The biggest blow for the company has come from its motor rental business in Australia, which expected a boost from the Sydney Olympics.
"The indications are that the disruption to normal visitor flows caused by the Sydney Olympics, particularly to our key German market, has had a definite impact on this year's trading performance," says chairman Keith Smith.
However Mr Smith says the Australian situation has now started to firm, and long term the profile and prestige associated with the Olympics will have a positive impact on the tourism industry.
In New Zealand, revenue for the six month period increased $11 million to $75 million compared with the previous year.
Although not up to expectations, the company says it was a positive result in light of such adverse factors as rising fuel prices and light snowfalls at South Island ski areas.
Keith Smith says the company is hoping for improvement in its rentals business in Australia and New Zealand now it is under the control of a new chief operating manager, Ken Crawford.
"Mr Crawford's history of operations management, sales and marketing activities and his strategic alliances with international wholesalers and airlines will strengthen our long term relationships."

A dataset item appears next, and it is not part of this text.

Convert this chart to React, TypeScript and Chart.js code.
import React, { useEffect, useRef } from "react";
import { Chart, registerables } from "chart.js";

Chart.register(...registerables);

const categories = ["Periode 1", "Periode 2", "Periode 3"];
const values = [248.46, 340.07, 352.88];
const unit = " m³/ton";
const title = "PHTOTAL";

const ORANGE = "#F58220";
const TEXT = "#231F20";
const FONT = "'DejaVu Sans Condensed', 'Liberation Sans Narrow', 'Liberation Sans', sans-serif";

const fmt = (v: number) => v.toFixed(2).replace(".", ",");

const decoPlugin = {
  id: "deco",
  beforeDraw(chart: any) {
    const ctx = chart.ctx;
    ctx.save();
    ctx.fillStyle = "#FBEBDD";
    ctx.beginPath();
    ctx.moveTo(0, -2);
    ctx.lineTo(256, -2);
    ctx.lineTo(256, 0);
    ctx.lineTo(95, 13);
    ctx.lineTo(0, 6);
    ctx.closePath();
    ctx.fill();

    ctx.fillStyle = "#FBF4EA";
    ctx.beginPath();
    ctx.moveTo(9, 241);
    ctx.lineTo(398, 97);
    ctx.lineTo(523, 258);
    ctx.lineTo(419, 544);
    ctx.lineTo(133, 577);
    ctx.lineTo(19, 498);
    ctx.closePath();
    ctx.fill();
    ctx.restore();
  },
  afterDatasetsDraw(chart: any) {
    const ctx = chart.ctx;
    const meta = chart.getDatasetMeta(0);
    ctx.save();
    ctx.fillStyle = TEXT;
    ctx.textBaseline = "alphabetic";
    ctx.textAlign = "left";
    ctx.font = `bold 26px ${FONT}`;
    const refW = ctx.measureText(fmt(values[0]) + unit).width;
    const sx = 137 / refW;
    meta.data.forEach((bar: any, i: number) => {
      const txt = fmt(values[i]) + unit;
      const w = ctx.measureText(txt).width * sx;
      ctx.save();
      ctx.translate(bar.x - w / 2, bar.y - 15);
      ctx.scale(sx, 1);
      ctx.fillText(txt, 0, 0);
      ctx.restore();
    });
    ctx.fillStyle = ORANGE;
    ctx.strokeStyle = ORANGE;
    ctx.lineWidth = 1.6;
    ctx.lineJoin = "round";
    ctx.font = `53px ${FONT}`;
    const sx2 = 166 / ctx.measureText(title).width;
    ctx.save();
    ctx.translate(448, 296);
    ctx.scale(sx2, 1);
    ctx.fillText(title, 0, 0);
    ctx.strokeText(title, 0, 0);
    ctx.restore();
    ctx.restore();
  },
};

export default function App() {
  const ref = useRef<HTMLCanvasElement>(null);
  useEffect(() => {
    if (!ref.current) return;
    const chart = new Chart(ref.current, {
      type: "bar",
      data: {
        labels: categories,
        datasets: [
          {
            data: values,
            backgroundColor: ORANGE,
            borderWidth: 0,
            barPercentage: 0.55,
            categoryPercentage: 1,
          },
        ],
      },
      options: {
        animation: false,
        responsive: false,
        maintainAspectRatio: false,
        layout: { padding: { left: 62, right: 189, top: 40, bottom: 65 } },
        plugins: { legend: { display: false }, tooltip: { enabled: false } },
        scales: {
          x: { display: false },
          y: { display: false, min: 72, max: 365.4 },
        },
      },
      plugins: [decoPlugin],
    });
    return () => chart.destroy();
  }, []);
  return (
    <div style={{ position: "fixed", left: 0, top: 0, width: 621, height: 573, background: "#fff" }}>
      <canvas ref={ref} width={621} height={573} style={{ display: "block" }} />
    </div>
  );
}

He says a marketing drive is under way to expand market share in the United Kingdom, the USA, Asia and the emerging markets of Italy and France.

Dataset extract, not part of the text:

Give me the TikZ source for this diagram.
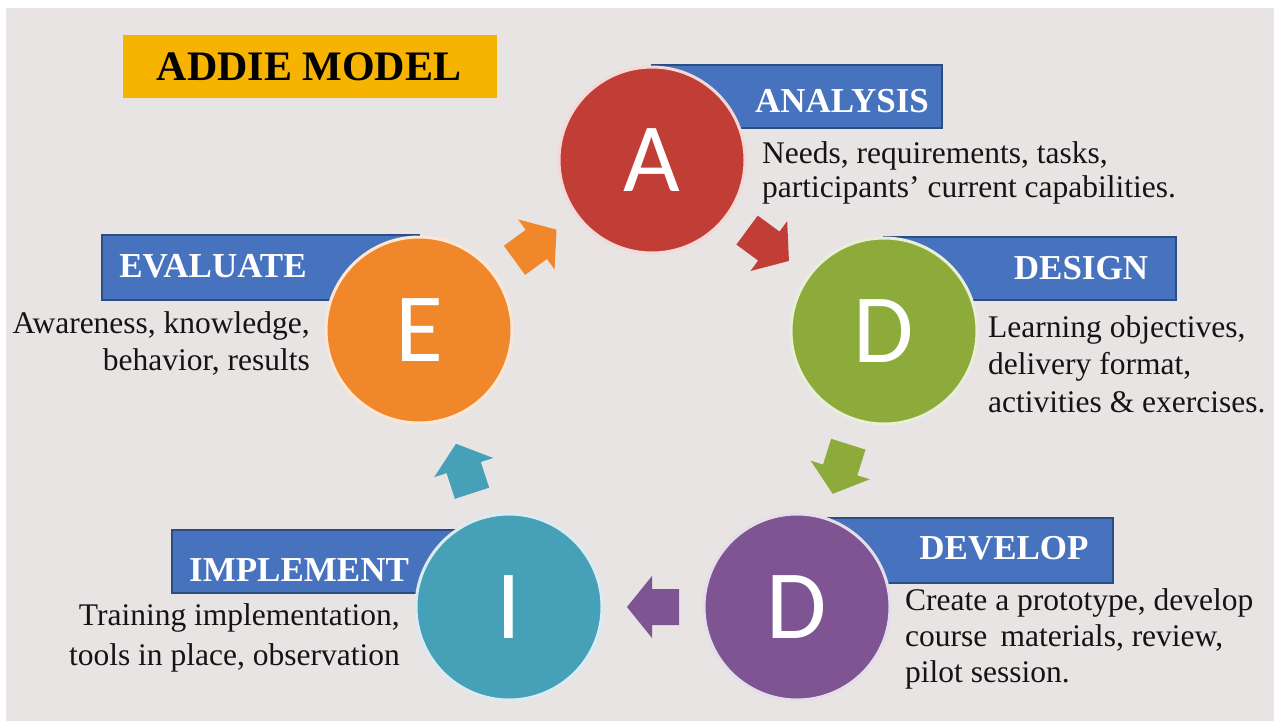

Despite facing a grumpy market following two recent profit downgrades, Mr Smith says the outlook for the group remains positive. He says the company's balance sheet strengthened during the latest half-year, with debt reducing by $39 million to $103 million.
"The reduction in debt means THL is in a strong position to take advantage of the continuing upturn in tourism in the Australasian market, including a programme of continuous fleet enhancement."
THL plans to match last year's interim dividend payment of 4 cents per share.